[extropy-chat] Financial Times on transhumanism: Themostdangerousidea on earth?
Brett Paatsch
bpaatsch at bigpond.net.au
Fri May 27 23:46:25 UTC 2005
The Avantguardian wrote:
> --- John K Clark <jonkc at att.net> wrote:
>> I would also have to have to disagree with the
>> following statement:
>>
>> "The astonishing advances in medicine over the past
>> 20 years."
>>
>> The advances in understanding how biology works has
>> indeed been astonishing
>> but except for a few very rare diseases the
>> advancement in medicine has been
>> tiny over the last 20 years. The last true
>> breakthrough in medicine happened
>> more than 50 years ago with the invention of
>> Penicillin, nothing since has
>> come close.
>
> You are forgetting: CAT,MRI, PET, vaccines for dozens
> of deadly diseases, whole new classes of drugs such as
> hormones for birth-control or growth, antivirals for
> HIV and herpes and phosphotase inhibitors like viagra
> , gene-therapy, advanced life support, the whole human
> genome, and resuscitation technology. Essentially, if
> you have been dead for less than ten minutes, we can
> bring you back. If you have been dead for longer, we
> can still bring your mindless-body back to life and
> keep it alive indefinately.
Perhaps John sees means clinical medicine as opposed
to diagnostic tools and enabling technologies.

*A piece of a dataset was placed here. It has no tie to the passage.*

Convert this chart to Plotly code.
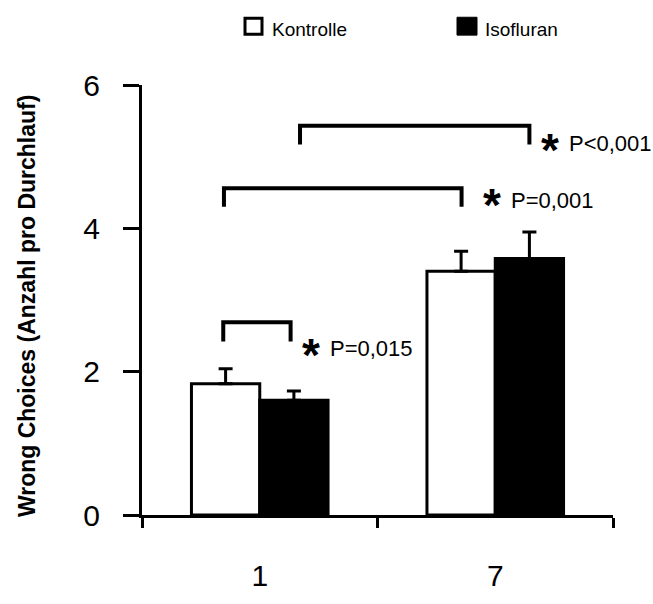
import plotly.graph_objects as go

# ---------------- data ----------------
categories = ["1", "7"]          # day labels
cat_pos = [0.5, 1.5]             # positions of the groups on the x axis
kontrolle = [1.83, 3.40]
kontrolle_err = [0.21, 0.28]
isofluran = [1.60, 3.58]
isofluran_err = [0.13, 0.37]
y_ticks = [0, 2, 4, 6]

# significance brackets: left x, right x, top y, leg bottom y
br_left = [0.345, 0.348, 0.671]
br_right = [0.631, 1.357, 1.645]
br_top = [2.69, 4.56, 5.43]
br_bottom = [2.42, 4.30, 5.17]
# annotation texts and positions
star_x = [0.718, 1.486, 1.732]
star_y = [2.35, 4.44, 5.21]
p_text = ["P=0,015", "P=0,001", "P<0,001"]
p_x = [0.790, 1.558, 1.805]
p_y = [2.32, 4.39, 5.19]

FONT = "Liberation Sans, Arial, sans-serif"
W, H = 653, 604
ML, MR, MT, MB = 142, 40, 85, 62
PW, PH = W - ML - MR, H - MT - MB


def px(xp):
    return (xp - ML) / PW


def py(yp):
    return (H - MB - yp) / PH


fig = go.Figure()
fig.add_trace(go.Bar(
    x=cat_pos, y=kontrolle, name="Kontrolle",
    marker=dict(color="white", line=dict(color="black", width=3)),
    error_y=dict(type="data", array=kontrolle_err, arrayminus=[0, 0], symmetric=False,
                 color="black", thickness=3, width=7),
    showlegend=False,
))
fig.add_trace(go.Bar(
    x=cat_pos, y=isofluran, name="Isofluran",
    marker=dict(color="black", line=dict(color="black", width=3)),
    error_y=dict(type="data", array=isofluran_err, arrayminus=[0, 0], symmetric=False,
                 color="black", thickness=3, width=7),
    showlegend=False,
))

shapes = []
for l, r, t, b in zip(br_left, br_right, br_top, br_bottom):
    shapes.append(dict(type="path", xref="x", yref="y",
                       path=f"M {l},{b} L {l},{t} L {r},{t} L {r},{b}",
                       line=dict(color="black", width=4)))

# custom legend
shapes.append(dict(type="rect", xref="paper", yref="paper",
                   x0=px(245), x1=px(262), y0=py(31), y1=py(14),
                   line=dict(color="black", width=3), fillcolor="white"))
shapes.append(dict(type="rect", xref="paper", yref="paper",
                   x0=px(457), x1=px(477), y0=py(32), y1=py(13),
                   line=dict(color="black", width=1), fillcolor="black"))

annotations = []
for x, y in zip(star_x, star_y):
    annotations.append(dict(x=x, y=y, xref="x", yref="y", text="<b>*</b>",
                            showarrow=False, xanchor="center", yanchor="middle",
                            yshift=-8, font=dict(family=FONT, size=46, color="black")))
for t, x, y in zip(p_text, p_x, p_y):
    annotations.append(dict(x=x, y=y, xref="x", yref="y", text=t,
                            showarrow=False, xanchor="left", yanchor="middle",
                            font=dict(family=FONT, size=22, color="black")))
annotations.append(dict(x=px(270), y=py(26), xref="paper", yref="paper", text="Kontrolle",
                        showarrow=False, xanchor="left", yanchor="middle",
                        font=dict(family=FONT, size=19, color="black")))
annotations.append(dict(x=px(483), y=py(26), xref="paper", yref="paper", text="Isofluran",
                        showarrow=False, xanchor="left", yanchor="middle",
                        font=dict(family=FONT, size=19, color="black")))
annotations.append(dict(x=px(27), y=py(320), xref="paper", yref="paper",
                        text="<b>Wrong Choices (Anzahl pro Durchlauf)</b>",
                        textangle=-90, showarrow=False, xanchor="center", yanchor="middle",
                        font=dict(family=FONT, size=23, color="black")))

fig.update_layout(
    width=W, height=H,
    margin=dict(l=ML, r=MR, t=MT, b=MB, pad=0),
    paper_bgcolor="white", plot_bgcolor="white",
    barmode="group", bargap=0.42, bargroupgap=0,
    shapes=shapes, annotations=annotations,
    showlegend=False,
    font=dict(family=FONT, color="black"),
    xaxis=dict(range=[0, 2], tickvals=cat_pos, ticktext=categories, ticks="",
               showline=True, linewidth=3, linecolor="black", showgrid=False, zeroline=False,
               tickfont=dict(family=FONT, size=30, color="black"), ticklabelstandoff=32,
               minor=dict(tickvals=[0, 1, 2], ticks="outside", ticklen=10, tickwidth=3,
                          tickcolor="black", showgrid=False)),
    yaxis=dict(range=[0, 6], tickvals=y_ticks, ticks="outside", ticklen=16, tickwidth=3,
               tickcolor="black", showline=True, linewidth=3, linecolor="black",
               showgrid=False, zeroline=False,
               tickfont=dict(family=FONT, size=30, color="black"), ticklabelstandoff=17),
)

fig.write_html("out.html", config={"displayModeBar": False},
               post_script="document.body.style.margin='0';document.body.style.overflow='hidden';")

Which vaccines for deadly diseases did you have in
mind?
Which gene-therapies are available to clinicians?
I'm sceptical that its true as a generalisation that a person
dead for 9 minutes and 59 seconds or less can be brought
back. There would be some unusual circumstances where
that could indeed be true but they are unusual circumstances
of what is still 'heroic' medicine.
And as for keeping the mindless-body alive indefinately,
that doesn't seem to be within the range of existing general
clinical medical practice either.
There is plenty of human condition yet to improved upon
and we have very much work still to do.